Compte tenu des termes de l’arrêt de cassation, nous pouvons considérer que la solution donnée sera la même lorsqu’elle se posera en application de l’article 544 du code de procédure civile et même de l’article 795, écornant alors la restriction voulue par le législateur quant à l’appel des ordonnances de mise en état statuant sur une fin de non-recevoir. Même s’il n’est pas mis fin à l’instance, l’appel immédiat devrait être ouvert si, dans le jugement, il est statué sur la question de fond ayant conduit à rejeter la fin de non-recevoir.

Et cette question de fond, en ce qu’elle constitue une partie du principal, au sens de l’article 480, aura alors autorité de chose jugée.

Il appartiendra aux avocats d’une part, et aux juges d’autre part, de veiller à la rédaction des conclusions pour les uns, et des jugements pour les autres.

Pour l’avocat, que ce soit devant le premier juge ou en appel, nous savons que le dispositif des conclusions doit contenir les prétentions, à l’exclusion des moyens. Il n’est pas dit que ce dispositif doit contenir la question de fond dont dépend la fin de non-recevoir. Cela n’est pas davantage exigé en matière de compétence, lorsqu’elle dépend d’une question de fond. Cette question de fond relève davantage du moyen que de la prétention.

Selon comment l’avocat aura rédigé le dispositif de ses conclusions, les juges seront enclins à préciser la question de fond dans le dispositif du jugement.

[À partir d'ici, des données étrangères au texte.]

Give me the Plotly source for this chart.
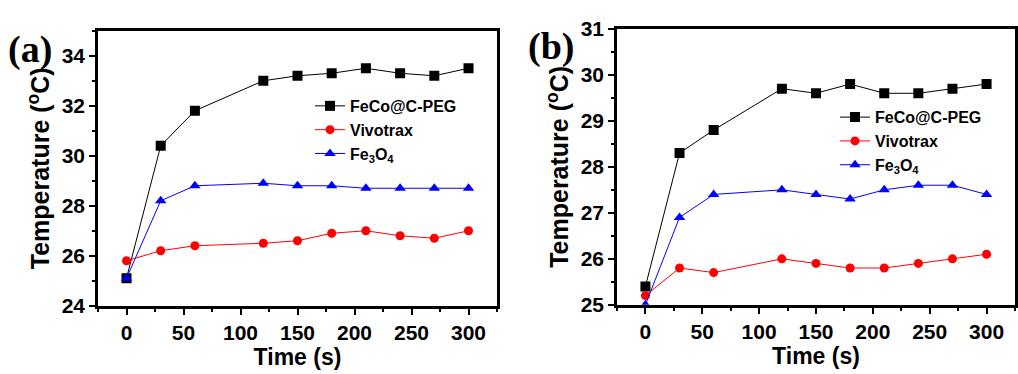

Pour ouvrir un appel immédiat, la partie qui se prévaut d’une irrecevabilité aura donc intérêt à rédiger le dispositif de ses conclusions en conséquence. Par exemple, il demandera au juge de « dire » que tel régime de responsabilité est applicable.

Et surgit alors la question de ces « dire », sur lesquels les avocats débattent à l’envi, tandis que les juges rappellent de manière régulière, en liminaire des motifs des jugements, qu’ils n’ont pas à se prononcer sur ces « dire ».

Il résulte de cet arrêt que le « dire », habituellement proscrit (Civ. 2e, 9 janv. 2020, n° 18-18.778 NP, D. 2021. 543, obs. N. Fricero ; 13 avr. 2023, n° 21-21.463 NP ; C. Lhermitte, Procédures d’appel 2025-2026, Lefebvre Dalloz, p. 194, nos 23 s.), peut devenir opportun, lorsqu’il sera suivi non pas d’une prétention, mais d’une question de fond de laquelle dépend la fin de non-recevoir. Le cas échéant, ce « dire » constituera un chef critiqué, dans le cadre d’appel, qui sera dévolu, même si un oubli pourrait être réparé en ce qu’il constituerait un chef dépendant.

De quoi remettre une pièce dans la machine, en donnant un sens nouveau à ce « dire », alors pourtant que les juges luttent pour sa disparition.